8 February 2017

Uganda: The Trouble With Besigye's Radicals

Photo: The Independent
FDC officials were waiting for Kizza Besigye on his return from Europe recently.
analysis

The trouble with Besigye's radicals

Something must be wrong, totally wrong with Besigye faction of FDC radicals. Either they are few on the ground but noisy on social media. In which case M7 can afford to ignore them.

Or they are many but lack both strategy and leadership to convert their strength into ability to gain power. In which case they need a new leader from Besigye.

Each of these scenarios has powerful implications on understanding the crisis of the opposition in Uganda. And both of them lead us to the inevitable conclusion that Besigye is the wrong leader for the opposition in Uganda.

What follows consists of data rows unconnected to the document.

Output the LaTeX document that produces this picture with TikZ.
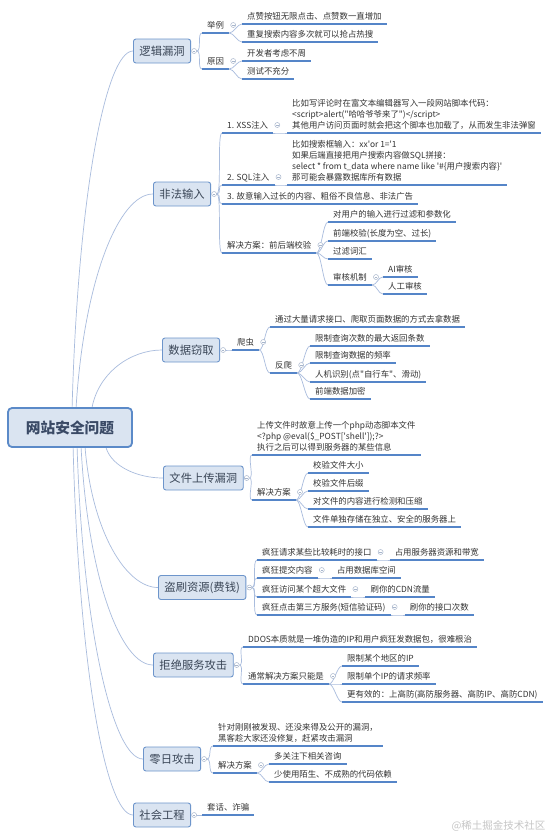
\documentclass[tikz,border=0pt]{standalone}
\usepackage{fontspec}
\setmainfont{Noto Sans CJK SC}
\usetikzlibrary{calc}
\definecolor{topicfill}{HTML}{DAE4F1}
\definecolor{topicdraw}{HTML}{6D95CB}
\definecolor{rootdraw}{HTML}{5B8AC8}
\definecolor{topictext}{HTML}{3A4657}
\definecolor{roottext}{HTML}{3A4A66}
\definecolor{ulc}{HTML}{5585C8}
\definecolor{connc}{HTML}{A9BCDD}
\definecolor{leaftext}{HTML}{333333}
\definecolor{mkc}{HTML}{A8B6CC}
\newcommand\lastfix{\rule[-1.5pt]{0pt}{1pt}}
\pgfdeclarelayer{bg}
\pgfsetlayers{bg,main}
\begin{document}
\begin{tikzpicture}[x=1pt,y=-1pt,
 root/.style={draw=rootdraw, line width=1.8pt, fill=topicfill, rounded corners=4pt, minimum width=124pt, minimum height=39pt, font=\fontsize{14.7}{17}\selectfont\bfseries, text=roottext},
 topic/.style={draw=topicdraw, line width=0.9pt, fill=topicfill, rounded corners=2.5pt, minimum height=24pt, inner xsep=6pt, font=\fontsize{11.3}{13}\selectfont, text=topictext, anchor=west},
 lbl/.style={anchor=south west, inner xsep=5pt, inner ysep=3.3pt, text height=6.8pt, text depth=1.5pt, font=\fontsize{8.4}{11}\selectfont, text=leaftext},
 mlbl/.style={anchor=south west, inner xsep=5pt, inner ysep=3.3pt, align=left, font=\fontsize{8.4}{11}\selectfont, text=leaftext},
 ul/.style={draw=ulc, line width=1.3pt},
 conn/.style={draw=connc, line width=0.7pt},
 mk/.style={circle, draw=mkc, fill=white, line width=0.5pt, minimum size=5pt, inner sep=0pt, path picture={\draw[mkc, line width=0.5pt] ([xshift=-1.3pt]path picture bounding box.center) -- ([xshift=1.3pt]path picture bounding box.center);}},
]
\newcommand\lmk[1]{\node[mk] (#1m) at ([xshift=4pt,yshift=8pt]#1.south east) {};}
\newcommand\tmk[1]{\node[mk] (#1m) at ([xshift=3pt]#1.east) {};}
\newcommand\cn[2]{\draw[conn] (#1) .. controls +(5,0) and +(-5,0) .. (#2);}
\useasboundingbox (0,0) rectangle (553,836);
\begin{pgfonlayer}{bg}
\fill[white] (0,0) rectangle (553,836);
\end{pgfonlayer}

% root and topics
\node[root] (root) at (70,427.5) {网站安全问题};
\node[topic] (t1) at (133,51) {逻辑漏洞};
\node[topic] (t2) at (153,194) {非法输入};
\node[topic] (t3) at (162,350) {数据窃取};
\node[topic] (t4) at (163,478) {文件上传漏洞};
\node[topic] (t5) at (158,587.5) {盗刷资源(费钱)};
\node[topic] (t6) at (153,665) {拒绝服务攻击};
\node[topic] (t7) at (143,759) {零日攻击};
\node[topic] (t8) at (133,815) {社会工程};

% branch 1
\node[lbl] (a1) at (202,33) {举例};
\node[lbl] (a2) at (202,69) {原因};
\node[lbl] (a11) at (242,24) {点赞按钮无限点击、点赞数一直增加};
\node[lbl] (a12) at (242,42) {重复搜索内容多次就可以抢占热搜};
\node[lbl] (a21) at (242,61) {开发者考虑不周};
\node[lbl] (a22) at (242,79) {测试不充分};

% branch 2
\node[lbl] (b1) at (222,133) {1. XSS注入};
\node[mlbl] (b11) at (287,133) {比如写评论时在富文本编辑器写入一段网站脚本代码：\\<script>alert(\textquotedbl 哈哈爷爷来了\textquotedbl)</script>\\其他用户访问页面时就会把这个脚本也加载了，从而发生非法弹窗\lastfix};
\node[lbl] (b2) at (222,185) {2. SQL注入};
\node[mlbl] (b21) at (287,185) {比如搜索框输入：xx\textquotesingle or 1=\textquotesingle 1\\如果后端直接把用户搜索内容做SQL拼接：\\select * from t\_data where name like \textquotesingle\#\{用户搜索内容\}\textquotesingle\\那可能会暴露数据库所有数据\lastfix};
\node[lbl] (b3) at (222,204) {3. 故意输入过长的内容、粗俗不良信息、非法广告};
\node[lbl] (b4) at (222,253) {解决方案：前后端校验};
\node[lbl] (b41) at (328,222) {对用户的输入进行过滤和参数化};
\node[lbl] (b42) at (328,241) {前端校验(长度为空、过长)};
\node[lbl] (b43) at (328,259) {过滤词汇};
\node[lbl] (b44) at (328,285) {审核机制};
\node[lbl] (b441) at (383,277) {AI审核};
\node[lbl] (b442) at (383,294) {人工审核};

% branch 3
\node[lbl] (c1) at (232,350) {爬虫};
\node[lbl] (c11) at (270,327) {通过大量请求接口、爬取页面数据的方式去拿数据};
\node[lbl] (c12) at (270,373) {反爬};
\node[lbl] (c121) at (310,346) {限制查询次数的最大返回条数};
\node[lbl] (c122) at (310,363) {限制查询数据的频率};
\node[lbl] (c123) at (310,382) {人机识别(点\textquotedbl 自行车\textquotedbl、滑动)};
\node[lbl] (c124) at (310,399) {前端数据加密};

% branch 4
\node[mlbl] (d1) at (252,455) {上传文件时故意上传一个php动态脚本文件\\<?php @eval(\$\_POST[\textquotesingle shell\textquotesingle]);?>\\执行之后可以得到服务器的某些信息\lastfix};
\node[lbl] (d2) at (252,500) {解决方案};
\node[lbl] (d21) at (308,473) {校验文件大小};
\node[lbl] (d22) at (308,491) {校验文件后缀};
\node[lbl] (d23) at (308,509) {对文件的内容进行检测和压缩};
\node[lbl] (d24) at (308,527) {文件单独存储在独立、安全的服务器上};

% branch 5
\node[lbl] (e1) at (257,560) {疯狂请求某些比较耗时的接口};
\node[lbl] (e2) at (257,578) {疯狂提交内容};
\node[lbl] (e3) at (257,597) {疯狂访问某个超大文件};
\node[lbl] (e4) at (257,615) {疯狂点击第三方服务(短信验证码)};
\node[lbl] (e11) at ([xshift=13pt]e1.south east) {占用服务器资源和带宽};
\node[lbl] (e21) at ([xshift=14pt]e2.south east) {占用数据库空间};
\node[lbl] (e31) at ([xshift=14pt]e3.south east) {刷你的CDN流量};
\node[lbl] (e41) at ([xshift=14pt]e4.south east) {刷你的接口次数};

% branch 6
\node[lbl] (f1) at (243,647) {DDOS本质就是一堆伪造的IP和用户疯狂发数据包，很难根治};
\node[lbl] (f2) at (243,684) {通常解决方案只能是};
\node[lbl] (f21) at (342,666) {限制某个地区的IP};
\node[lbl] (f22) at (342,684) {限制单个IP的请求频率};
\node[lbl] (f23) at (342,702) {更有效的：上高防(高防服务器、高防IP、高防CDN)};

% branch 7
\node[mlbl] (g1) at (213,746) {针对刚刚被发现、还没来得及公开的漏洞，\\黑客趁大家还没修复，赶紧攻击漏洞\lastfix};
\node[lbl] (g2) at (213,773) {解决方案};
\node[lbl] (g21) at (269,764) {多关注下相关咨询};
\node[lbl] (g22) at (269,782) {少使用陌生、不成熟的代码依赖};

% branch 8
\node[lbl] (h1) at (202,815) {套话、诈骗};

% watermark
\node[anchor=east, text=gray!45, font=\fontsize{10.5}{12}\selectfont] (wm) at (549,826) {@稀土掘金技术社区};

% markers
\foreach \t in {t1,t2,t3,t4,t5,t6,t7,t8} {\tmk{\t}}
\foreach \l in {a1,a2,b1,b2,b4,b44,c1,c12,d2,e1,e2,e3,e4,f2,g2} {\lmk{\l}}

\begin{pgfonlayer}{bg}
% root connectors
\draw[conn] ([xshift=65pt]root.north west) .. controls +(6,-214) and +(-27,0) .. (t1.west);
\draw[conn] ([xshift=69pt]root.north west) .. controls +(8,-128) and +(-34,0) .. (t2.west);
\draw[conn] ([xshift=85pt]root.north west) .. controls +(7,-35) and +(-31,0) .. (t3.west);
\draw[conn] ([xshift=99pt]root.south west) .. controls +(6,19) and +(-25,0) .. (t4.west);
\draw[conn] ([xshift=78pt]root.south west) .. controls +(7,84) and +(-32,0) .. (t5.west);
\draw[conn] ([xshift=74pt]root.south west) .. controls +(7,131) and +(-32,0) .. (t6.west);
\draw[conn] ([xshift=70pt]root.south west) .. controls +(6,187) and +(-29,0) .. (t7.west);
\draw[conn] ([xshift=66pt]root.south west) .. controls +(6,221) and +(-27,0) .. (t8.west);

% branch connectors
\cn{t1m.east}{a1.south west} \cn{t1m.east}{a2.south west}
\cn{a1.south east}{a11.south west} \cn{a1.south east}{a12.south west}
\cn{a2.south east}{a21.south west} \cn{a2.south east}{a22.south west}

\foreach \c in {b1,b2,b3,b4} {\cn{t2m.east}{\c.south west}}
\cn{b1.south east}{b11.south west}
\cn{b2.south east}{b21.south west}
\foreach \c in {b41,b42,b43,b44} {\cn{b4.south east}{\c.south west}}
\cn{b44.south east}{b441.south west} \cn{b44.south east}{b442.south west}

\cn{t3m.east}{c1.south west}
\cn{c1.south east}{c11.south west} \cn{c1.south east}{c12.south west}
\foreach \c in {c121,c122,c123,c124} {\cn{c12.south east}{\c.south west}}

\cn{t4m.east}{d1.south west} \cn{t4m.east}{d2.south west}
\foreach \c in {d21,d22,d23,d24} {\cn{d2.south east}{\c.south west}}

\foreach \c in {e1,e2,e3,e4} {\cn{t5m.east}{\c.south west} \cn{\c.south east}{\c1.south west}}

\cn{t6m.east}{f1.south west} \cn{t6m.east}{f2.south west}
\foreach \c in {f21,f22,f23} {\cn{f2.south east}{\c.south west}}

\cn{t7m.east}{g1.south west} \cn{t7m.east}{g2.south west}
\cn{g2.south east}{g21.south west} \cn{g2.south east}{g22.south west}

\cn{t8m.east}{h1.south west}
\end{pgfonlayer}

% underlines
\foreach \n in {a1,a2,a11,a12,a21,a22,b1,b11,b2,b21,b3,b4,b41,b42,b43,b44,b441,b442,c1,c11,c12,c121,c122,c123,c124,d1,d2,d21,d22,d23,d24,e1,e2,e3,e4,e11,e21,e31,e41,f1,f2,f21,f22,f23,g1,g2,g21,g22,h1}
  {\draw[ul] (\n.south west) -- (\n.south east);}
\end{tikzpicture}
\end{document}
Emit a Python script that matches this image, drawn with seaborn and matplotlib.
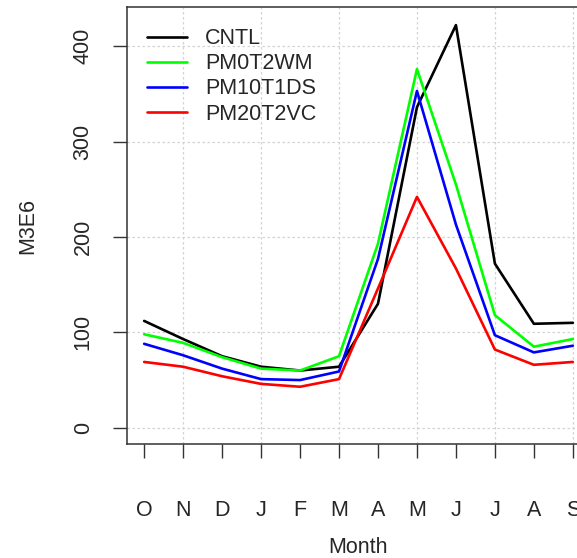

Let me begin with the scenario that they are many and have consistently won presidential elections since 2001 as Besigye claims. How can they win elections four times in a row, then M7 steals it and all they can do is complain on social media at at rallies, radio and tv talk shows and yet M7 remains in power? How can Besigye enjoy such broad support for 16 years but is unable to galvanize it to seize power to defend the will of the people?

These questions lead us inevitably to two answers about both men. Besigye must be a very poor strategist and leader and M7 must be an exceptionally skillful leader and organizer.

To retain power through elections that you organize and lose - not once, twice but four times in row is unprecedented. Most dictators organize elections where they block their opponents from participating and get a clean 95%.

Yet in each election, especially in 2001, 2006 and 2016, M7 faced a real threat of losing power. Yet after the election Besigye complains and there are hardly any demonstrations by Ugandans to defend their will. To accept this reality can lead one to say Ugandans are cowards incapable of defending their rights.

But I find it hard to accept this. It does not make sense. M7 organized these same Ugandans in a military struggle and they prevailed against the odds - a Ugandan army many times their size backed by a Tanzanian army of almost equal size in only five years.

Anyone who seeks to challenge M7 must not only match him but exceed him at this level of leadership strategy and ability. I am convinced based on 16 years of Besigye knocking himself against M7's steel walk that M7 is the better strategist, organizer and leader.

You can have the best players with the best coach (as Arsenal people believe) but when it does not win trophies season in and season out, it becomes hard to keep saying u r the better team. Here the trophy is power.

So the problem cannot be the people but the lack of leadership strategy and ability. This leads me to question Besigye's continued leadership of the opposition.

I am inclined to believe that Besigye does not have the support he thinks he has and that the majority of his people actually accept their defeat whenever it happens. They recognize, like the Supreme Court, that there have been irregularities that they did not affect the final outcome. That is why they do not dash to the streets to defend their victory.

If this later conclusion is correct then the challenge facing the opposition is how to organize effectively to convert potential support into actual votes. This means being present not just on social media but in every district, sub county, parish and village, a task Besigye has proven himself incapable of achieving.

For now what Besigye has is a body of disorganized, unorganized, or poorly organized masses that can only act as a mob. Mobs rarely do things. Often they destroy things.

Organization gives structure to masses of people (or mobs) and converts their anger into purposeful political behavior. FDC is lacking the organization to convert both the actual and the potential support into purposeful political action.